• Stated goal:
Write out the material exactly, with the pictures left out.
## Begin Data section
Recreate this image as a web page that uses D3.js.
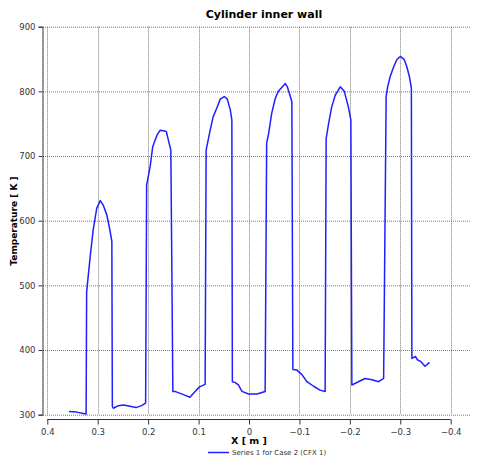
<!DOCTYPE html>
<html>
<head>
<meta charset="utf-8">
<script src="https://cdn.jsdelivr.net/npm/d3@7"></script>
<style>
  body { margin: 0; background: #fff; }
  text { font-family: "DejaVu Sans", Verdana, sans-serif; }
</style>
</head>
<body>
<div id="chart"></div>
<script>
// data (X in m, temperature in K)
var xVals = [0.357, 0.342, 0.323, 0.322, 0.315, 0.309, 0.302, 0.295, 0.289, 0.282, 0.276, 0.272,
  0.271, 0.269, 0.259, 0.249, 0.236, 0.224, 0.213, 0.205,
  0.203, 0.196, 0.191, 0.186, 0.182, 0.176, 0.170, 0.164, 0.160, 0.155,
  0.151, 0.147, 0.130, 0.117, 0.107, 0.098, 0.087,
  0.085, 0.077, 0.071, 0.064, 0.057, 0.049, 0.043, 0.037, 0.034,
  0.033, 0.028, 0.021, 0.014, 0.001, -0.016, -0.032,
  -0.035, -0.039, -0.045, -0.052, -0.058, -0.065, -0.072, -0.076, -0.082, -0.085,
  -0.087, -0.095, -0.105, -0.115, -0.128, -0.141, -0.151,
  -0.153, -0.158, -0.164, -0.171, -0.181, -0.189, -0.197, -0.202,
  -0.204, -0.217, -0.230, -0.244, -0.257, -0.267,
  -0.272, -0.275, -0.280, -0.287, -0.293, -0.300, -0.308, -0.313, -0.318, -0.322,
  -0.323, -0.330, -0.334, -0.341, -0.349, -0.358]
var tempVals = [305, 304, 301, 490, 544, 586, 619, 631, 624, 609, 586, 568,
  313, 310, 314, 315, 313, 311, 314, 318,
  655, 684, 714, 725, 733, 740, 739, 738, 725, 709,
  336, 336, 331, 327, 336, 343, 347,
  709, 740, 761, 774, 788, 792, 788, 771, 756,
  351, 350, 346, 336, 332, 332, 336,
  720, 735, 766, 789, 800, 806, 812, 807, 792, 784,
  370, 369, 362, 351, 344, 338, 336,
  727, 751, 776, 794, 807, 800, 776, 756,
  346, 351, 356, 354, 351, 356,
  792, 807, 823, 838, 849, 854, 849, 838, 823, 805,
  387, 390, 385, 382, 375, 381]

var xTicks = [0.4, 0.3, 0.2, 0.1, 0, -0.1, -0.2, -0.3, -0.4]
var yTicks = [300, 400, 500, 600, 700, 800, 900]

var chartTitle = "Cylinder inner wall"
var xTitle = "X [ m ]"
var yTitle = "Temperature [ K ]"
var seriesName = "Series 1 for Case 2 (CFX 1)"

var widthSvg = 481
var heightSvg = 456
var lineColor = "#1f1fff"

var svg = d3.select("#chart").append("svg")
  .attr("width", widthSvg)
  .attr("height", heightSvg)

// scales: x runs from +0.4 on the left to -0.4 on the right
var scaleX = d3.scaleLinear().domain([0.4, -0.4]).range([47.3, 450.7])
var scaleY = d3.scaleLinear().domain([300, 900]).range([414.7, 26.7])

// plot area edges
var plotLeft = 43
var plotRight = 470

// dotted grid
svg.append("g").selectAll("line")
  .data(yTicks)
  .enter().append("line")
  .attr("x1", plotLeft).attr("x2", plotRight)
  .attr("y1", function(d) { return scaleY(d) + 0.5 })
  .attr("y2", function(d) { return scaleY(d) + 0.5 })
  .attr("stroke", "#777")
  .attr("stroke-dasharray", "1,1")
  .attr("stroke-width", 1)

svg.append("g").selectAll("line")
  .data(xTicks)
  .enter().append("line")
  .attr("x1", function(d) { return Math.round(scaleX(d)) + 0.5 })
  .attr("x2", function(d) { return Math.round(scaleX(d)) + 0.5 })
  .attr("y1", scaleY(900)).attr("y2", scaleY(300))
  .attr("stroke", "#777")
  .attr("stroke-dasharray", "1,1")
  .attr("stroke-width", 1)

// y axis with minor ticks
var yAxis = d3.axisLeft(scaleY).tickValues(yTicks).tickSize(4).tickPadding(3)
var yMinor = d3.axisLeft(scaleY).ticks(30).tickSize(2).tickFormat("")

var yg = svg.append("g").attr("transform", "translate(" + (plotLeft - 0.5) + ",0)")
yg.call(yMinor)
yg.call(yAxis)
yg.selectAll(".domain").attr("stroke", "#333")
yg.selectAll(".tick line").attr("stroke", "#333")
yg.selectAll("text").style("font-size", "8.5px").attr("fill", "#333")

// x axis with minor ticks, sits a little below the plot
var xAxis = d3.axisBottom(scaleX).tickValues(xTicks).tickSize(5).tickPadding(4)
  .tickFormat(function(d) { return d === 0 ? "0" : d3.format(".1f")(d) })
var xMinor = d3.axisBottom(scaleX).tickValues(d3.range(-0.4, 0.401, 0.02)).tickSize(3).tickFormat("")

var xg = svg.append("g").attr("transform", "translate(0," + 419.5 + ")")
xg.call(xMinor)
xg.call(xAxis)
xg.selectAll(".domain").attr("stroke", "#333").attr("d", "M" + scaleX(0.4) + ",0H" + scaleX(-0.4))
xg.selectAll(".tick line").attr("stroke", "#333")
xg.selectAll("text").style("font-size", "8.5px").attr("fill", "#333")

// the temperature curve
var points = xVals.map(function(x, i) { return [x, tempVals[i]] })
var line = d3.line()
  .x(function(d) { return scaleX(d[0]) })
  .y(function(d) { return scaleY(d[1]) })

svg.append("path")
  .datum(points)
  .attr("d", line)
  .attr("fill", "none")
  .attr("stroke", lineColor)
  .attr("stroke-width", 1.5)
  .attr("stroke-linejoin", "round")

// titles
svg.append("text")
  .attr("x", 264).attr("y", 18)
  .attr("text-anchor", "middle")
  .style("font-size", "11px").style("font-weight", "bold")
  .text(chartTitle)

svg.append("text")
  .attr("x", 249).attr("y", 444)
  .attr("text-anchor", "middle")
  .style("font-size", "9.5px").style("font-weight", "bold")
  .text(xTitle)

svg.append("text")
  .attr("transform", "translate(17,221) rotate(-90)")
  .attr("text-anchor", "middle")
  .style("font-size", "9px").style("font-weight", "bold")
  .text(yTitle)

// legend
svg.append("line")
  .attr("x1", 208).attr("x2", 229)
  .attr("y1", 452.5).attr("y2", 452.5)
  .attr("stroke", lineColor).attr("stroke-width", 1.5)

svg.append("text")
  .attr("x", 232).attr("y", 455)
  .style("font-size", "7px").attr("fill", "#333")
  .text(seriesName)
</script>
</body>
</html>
## End Data section
• Worked answer:
Recreate this image as a web page that uses D3.js.
<!DOCTYPE html>
<html>
<head>
<meta charset="utf-8">
<script src="https://cdn.jsdelivr.net/npm/d3@7"></script>
<style>
  body { margin: 0; background: #fff; }
  text { font-family: "DejaVu Sans", Verdana, sans-serif; }
</style>
</head>
<body>
<div id="chart"></div>
<script>
// data (X in m, temperature in K)
var xVals = [0.357, 0.342, 0.323, 0.322, 0.315, 0.309, 0.302, 0.295, 0.289, 0.282, 0.276, 0.272,
  0.271, 0.269, 0.259, 0.249, 0.236, 0.224, 0.213, 0.205,
  0.203, 0.196, 0.191, 0.186, 0.182, 0.176, 0.170, 0.164, 0.160, 0.155,
  0.151, 0.147, 0.130, 0.117, 0.107, 0.098, 0.087,
  0.085, 0.077, 0.071, 0.064, 0.057, 0.049, 0.043, 0.037, 0.034,
  0.033, 0.028, 0.021, 0.014, 0.001, -0.016, -0.032,
  -0.035, -0.039, -0.045, -0.052, -0.058, -0.065, -0.072, -0.076, -0.082, -0.085,
  -0.087, -0.095, -0.105, -0.115, -0.128, -0.141, -0.151,
  -0.153, -0.158, -0.164, -0.171, -0.181, -0.189, -0.197, -0.202,
  -0.204, -0.217, -0.230, -0.244, -0.257, -0.267,
  -0.272, -0.275, -0.280, -0.287, -0.293, -0.300, -0.308, -0.313, -0.318, -0.322,
  -0.323, -0.330, -0.334, -0.341, -0.349, -0.358]
var tempVals = [305, 304, 301, 490, 544, 586, 619, 631, 624, 609, 586, 568,
  313, 310, 314, 315, 313, 311, 314, 318,
  655, 684, 714, 725, 733, 740, 739, 738, 725, 709,
  336, 336, 331, 327, 336, 343, 347,
  709, 740, 761, 774, 788, 792, 788, 771, 756,
  351, 350, 346, 336, 332, 332, 336,
  720, 735, 766, 789, 800, 806, 812, 807, 792, 784,
  370, 369, 362, 351, 344, 338, 336,
  727, 751, 776, 794, 807, 800, 776, 756,
  346, 351, 356, 354, 351, 356,
  792, 807, 823, 838, 849, 854, 849, 838, 823, 805,
  387, 390, 385, 382, 375, 381]

var xTicks = [0.4, 0.3, 0.2, 0.1, 0, -0.1, -0.2, -0.3, -0.4]
var yTicks = [300, 400, 500, 600, 700, 800, 900]

var chartTitle = "Cylinder inner wall"
var xTitle = "X [ m ]"
var yTitle = "Temperature [ K ]"
var seriesName = "Series 1 for Case 2 (CFX 1)"

var widthSvg = 481
var heightSvg = 456
var lineColor = "#1f1fff"

var svg = d3.select("#chart").append("svg")
  .attr("width", widthSvg)
  .attr("height", heightSvg)

// scales: x runs from +0.4 on the left to -0.4 on the right
var scaleX = d3.scaleLinear().domain([0.4, -0.4]).range([47.3, 450.7])
var scaleY = d3.scaleLinear().domain([300, 900]).range([414.7, 26.7])

// plot area edges
var plotLeft = 43
var plotRight = 470

// dotted grid
svg.append("g").selectAll("line")
  .data(yTicks)
  .enter().append("line")
  .attr("x1", plotLeft).attr("x2", plotRight)
  .attr("y1", function(d) { return scaleY(d) + 0.5 })
  .attr("y2", function(d) { return scaleY(d) + 0.5 })
  .attr("stroke", "#777")
  .attr("stroke-dasharray", "1,1")
  .attr("stroke-width", 1)

svg.append("g").selectAll("line")
  .data(xTicks)
  .enter().append("line")
  .attr("x1", function(d) { return Math.round(scaleX(d)) + 0.5 })
  .attr("x2", function(d) { return Math.round(scaleX(d)) + 0.5 })
  .attr("y1", scaleY(900)).attr("y2", scaleY(300))
  .attr("stroke", "#777")
  .attr("stroke-dasharray", "1,1")
  .attr("stroke-width", 1)

// y axis with minor ticks
var yAxis = d3.axisLeft(scaleY).tickValues(yTicks).tickSize(4).tickPadding(3)
var yMinor = d3.axisLeft(scaleY).ticks(30).tickSize(2).tickFormat("")

var yg = svg.append("g").attr("transform", "translate(" + (plotLeft - 0.5) + ",0)")
yg.call(yMinor)
yg.call(yAxis)
yg.selectAll(".domain").attr("stroke", "#333")
yg.selectAll(".tick line").attr("stroke", "#333")
yg.selectAll("text").style("font-size", "8.5px").attr("fill", "#333")

// x axis with minor ticks, sits a little below the plot
var xAxis = d3.axisBottom(scaleX).tickValues(xTicks).tickSize(5).tickPadding(4)
  .tickFormat(function(d) { return d === 0 ? "0" : d3.format(".1f")(d) })
var xMinor = d3.axisBottom(scaleX).tickValues(d3.range(-0.4, 0.401, 0.02)).tickSize(3).tickFormat("")

var xg = svg.append("g").attr("transform", "translate(0," + 419.5 + ")")
xg.call(xMinor)
xg.call(xAxis)
xg.selectAll(".domain").attr("stroke", "#333").attr("d", "M" + scaleX(0.4) + ",0H" + scaleX(-0.4))
xg.selectAll(".tick line").attr("stroke", "#333")
xg.selectAll("text").style("font-size", "8.5px").attr("fill", "#333")

// the temperature curve
var points = xVals.map(function(x, i) { return [x, tempVals[i]] })
var line = d3.line()
  .x(function(d) { return scaleX(d[0]) })
  .y(function(d) { return scaleY(d[1]) })

svg.append("path")
  .datum(points)
  .attr("d", line)
  .attr("fill", "none")
  .attr("stroke", lineColor)
  .attr("stroke-width", 1.5)
  .attr("stroke-linejoin", "round")

// titles
svg.append("text")
  .attr("x", 264).attr("y", 18)
  .attr("text-anchor", "middle")
  .style("font-size", "11px").style("font-weight", "bold")
  .text(chartTitle)

svg.append("text")
  .attr("x", 249).attr("y", 444)
  .attr("text-anchor", "middle")
  .style("font-size", "9.5px").style("font-weight", "bold")
  .text(xTitle)

svg.append("text")
  .attr("transform", "translate(17,221) rotate(-90)")
  .attr("text-anchor", "middle")
  .style("font-size", "9px").style("font-weight", "bold")
  .text(yTitle)

// legend
svg.append("line")
  .attr("x1", 208).attr("x2", 229)
  .attr("y1", 452.5).attr("y2", 452.5)
  .attr("stroke", lineColor).attr("stroke-width", 1.5)

svg.append("text")
  .attr("x", 232).attr("y", 455)
  .style("font-size", "7px").attr("fill", "#333")
  .text(seriesName)
</script>
</body>
</html>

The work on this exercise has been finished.